DIY Tutorial: How To Clean (Really Really Dirty) Brass Hardware

how to clean brass hardware

Hello Friends, pardon my absence the last couple of weeks while we wrapped up school (which was way busier than I imagined – whoosh!) and dealt with our porte cochere ceiling collapsing on our car (more on that later), not to mention my continued recovery (I’m feeling much better by the way, and am very close to being released by my doctors!).

This past Saturday, I finally sat down to tackle a task I had been needing to work on for quite some time – cleaning the hardware on the campaign built-in for our Master Bathroom.

This is a “before” picture, and this vintage campaign piece turned bathroom built-in, purchased at Scout Design Studio in Dallas, has had a major face lift since the photo below was taken.

scout design studio

scout design studio

As you can see, there is A LOT of hardware to be cleaned here.  Over 50 pieces…But I was undeterred at the beginning.  After all, this is not my first go-round at cleaning campaign hardware.  I’ve done it millions of times.

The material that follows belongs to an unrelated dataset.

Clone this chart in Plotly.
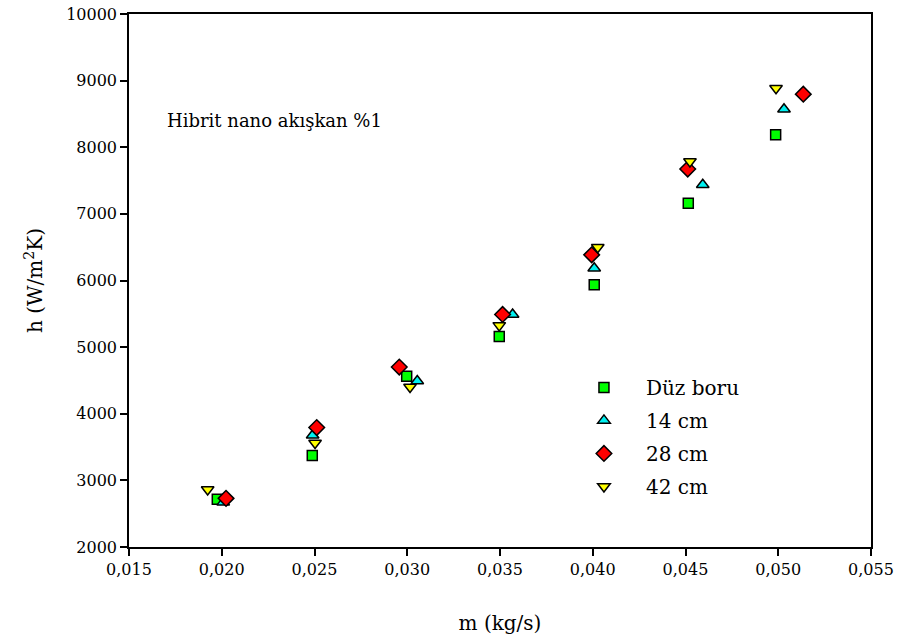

I promptly pulled out my Brasso and started scrubbing.  At first, I did not remove the campaign hardware from the main piece, simply because those brass T’s and L-shaped pieces are a beating to get off without bending them.  (I often recommend not removing campaign hardware for this very reason)  However, after scrubbing and scrubbing with Brasso, I quickly realized this was not going to be an easy job.  Therefore, all of the hardware was removed from the furniture piece very, very carefully.  Once I had all of the brass hardware on a flat surface, I switched to Bar Keepers Friend and started scrubbing. I was surprised, yet again, to see my cleaner was not denting this grime at all.

So that’s when I decided to pull out all the stops.  If you have beyond dirty brass hardware, these are the steps you need to take to ensure the quickest, most efficient way of bringing these brass beauties back to life.

Step 1:  Fill a plastic container you never want to eat out of again with ammonia.  I know, I know, I do not use heavy duty chemicals like this much in my life, but sometimes, you need to use strong chemicals to get the job done.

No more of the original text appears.